Clinical communication

Communication skills

communication with a coworker photo

We are always communicating, whether we’re speaking or not. A well-known UCLA study found that only around 7% of the meaning of spoken communication came from words alone, 55% came from facial expression and 38% came from the way the words were said.

Effective communication has many aspects. It is, for example, respectful, assertive, empathetic, clear, attentive, honest and non-judgmental.

Effective communication is fundamental to nursing practice. It is a skill that can be learned and continually improved. Improvement requires keen observation, the willingness to be reflective, and the commitment to listen and learn.

What is communication in nursing?

Many definitions describe [communication] as a transfer of information between a source and a receiver.

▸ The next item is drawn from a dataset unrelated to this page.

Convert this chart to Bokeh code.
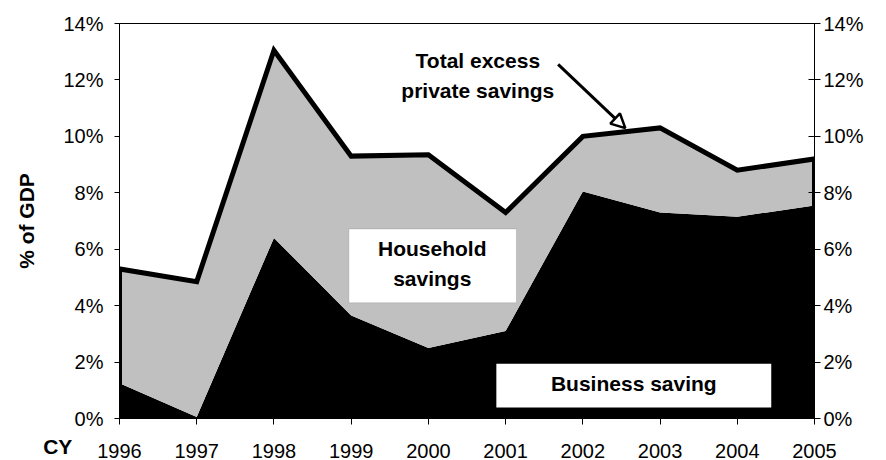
from bokeh.plotting import figure
from bokeh.models import (ColumnDataSource, Range1d, LinearAxis, FixedTicker,
                          PrintfTickFormatter, Label, BoxAnnotation, Arrow, NormalHead)
from bokeh.core.properties import value
from bokeh.embed import file_html
from bokeh.resources import INLINE

# ---- data ----
years = [1996, 1997, 1998, 1999, 2000, 2001, 2002, 2003, 2004, 2005]
business = [1.25, 0.05, 6.4, 3.65, 2.5, 3.1, 8.05, 7.3, 7.15, 7.55]
household = [4.05, 4.8, 6.65, 5.65, 6.85, 4.2, 1.95, 3.0, 1.65, 1.65]
y_ticks = [0, 2, 4, 6, 8, 10, 12, 14]

total = [b + h for b, h in zip(business, household)]

FONT = "Liberation Sans"

src = ColumnDataSource(dict(year=years, business=business, household=household, total=total))
# outline of the total-savings area: closed down to the axis at both ends
line_src = ColumnDataSource(dict(x=[years[0]] + years + [years[-1]], y=[0] + total + [0]))

p = figure(width=886, height=460, output_backend="svg", toolbar_location=None,
           x_range=Range1d(1996, 2005), y_range=Range1d(0, 14),
           min_border_left=119, min_border_right=72, min_border_top=23, min_border_bottom=41)
p.grid.visible = False
p.outline_line_color = "black"
p.outline_line_width = 1
p.background_fill_color = "white"
p.border_fill_color = "white"

p.varea_stack(["business", "household"], x="year", source=src,
              color=["black", "#C0C0C0"])
p.line("x", "y", source=line_src, line_color="black", line_width=5, line_join="miter")

# axes
def style_axis(ax):
    ax.axis_line_color = "black"
    ax.major_tick_line_color = "black"
    ax.minor_tick_line_color = None
    ax.major_label_text_font = FONT
    ax.major_label_text_font_size = "20px"
    ax.major_label_text_color = "black"

xa = p.xaxis[0]
style_axis(xa)
xa.ticker = FixedTicker(ticks=years)
xa.major_tick_in = 0
xa.major_tick_out = 6
xa.major_label_standoff = 19

ya = p.yaxis[0]
style_axis(ya)
ya.ticker = FixedTicker(ticks=y_ticks)
ya.formatter = PrintfTickFormatter(format="%d%%")
ya.major_tick_in = 0
ya.major_tick_out = 5
ya.major_label_standoff = 11
ya.axis_label = "% of GDP"
ya.axis_label_text_font = FONT
ya.axis_label_text_font_style = "bold"
ya.axis_label_text_font_size = "21px"
ya.axis_label_text_color = "black"
ya.axis_label_standoff = 22

ra = LinearAxis(ticker=FixedTicker(ticks=y_ticks), formatter=PrintfTickFormatter(format="%d%%"))
style_axis(ra)
ra.major_tick_in = 6
ra.major_tick_out = 6
ra.major_label_standoff = 3
p.add_layout(ra, "right")

# annotations
bold = dict(text_font=FONT, text_font_style="bold", text_font_size="21px",
            text_color="black", text_align="center", text_baseline="middle")

p.add_layout(BoxAnnotation(left=1998.97, right=2001.14, bottom=4.10, top=6.72,
                           fill_color="white", fill_alpha=1, line_color="#808080", line_width=1))
p.add_layout(Label(x=2000.05, y=6.04, text="Household", **bold))
p.add_layout(Label(x=2000.05, y=4.95, text="savings", **bold))

p.add_layout(BoxAnnotation(left=2000.88, right=2004.44, bottom=0.39, top=1.94,
                           fill_color="white", fill_alpha=1, line_color=None))
p.add_layout(Label(x=2002.66, y=1.24, text="Business saving", **bold))

p.add_layout(Label(x=2000.64, y=12.69, text="Total excess", **bold))
p.add_layout(Label(x=2000.64, y=11.63, text="private savings", **bold))
p.add_layout(Arrow(x_start=2001.68, y_start=12.55, x_end=2002.55, y_end=10.29,
                   line_width=3, line_color="black",
                   end=NormalHead(size=14, fill_color="white", line_color="black", line_width=2.5)))

# "CY" caption to the left of the year labels (overlay level is drawn outside the frame)
p.text(x=[1995.2], y=[-1.0], text=["CY"], text_font=value(FONT), text_font_style="bold",
       text_font_size="21px", text_color="black", text_align="center",
       text_baseline="middle", level="overlay")

open("out.html", "w").write(file_html(p, INLINE))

In nursing, communication is a sharing of health-related information between a patient and a nurse, with both participants as sources and receivers. The information may be verbal or nonverbal, written or spoken, personal or impersonal, issue-specific, or even relationship-oriented, to name a few possibilities. (Sheldon 2004, p. 4)

Why is good communication important?

The power of creative and effective nursing care is strengthened by good communication skills. Patients share their stories, symptoms, and concerns by talking with us. Both the spoken word and the body language convey information about the patient’s experience.

Your words can do so much: put a patient at ease, set up a productive relationship, and carry out interventions. There is no other skill that is used more in nursing than communication. (Sheldon 2004, p. 132)

Here’s a short quiz from Psychology Today to give you a quick assessment of your communication skills: Communication skills test.


Mehrabian, A 1972, Nonverbal communication, Aldine Atherton, Chicago.

Sheldon, LK 2004, Communication for nurses: talking with patients, SLACK Inc, Thorofare, New Jersey, pp. 4,132.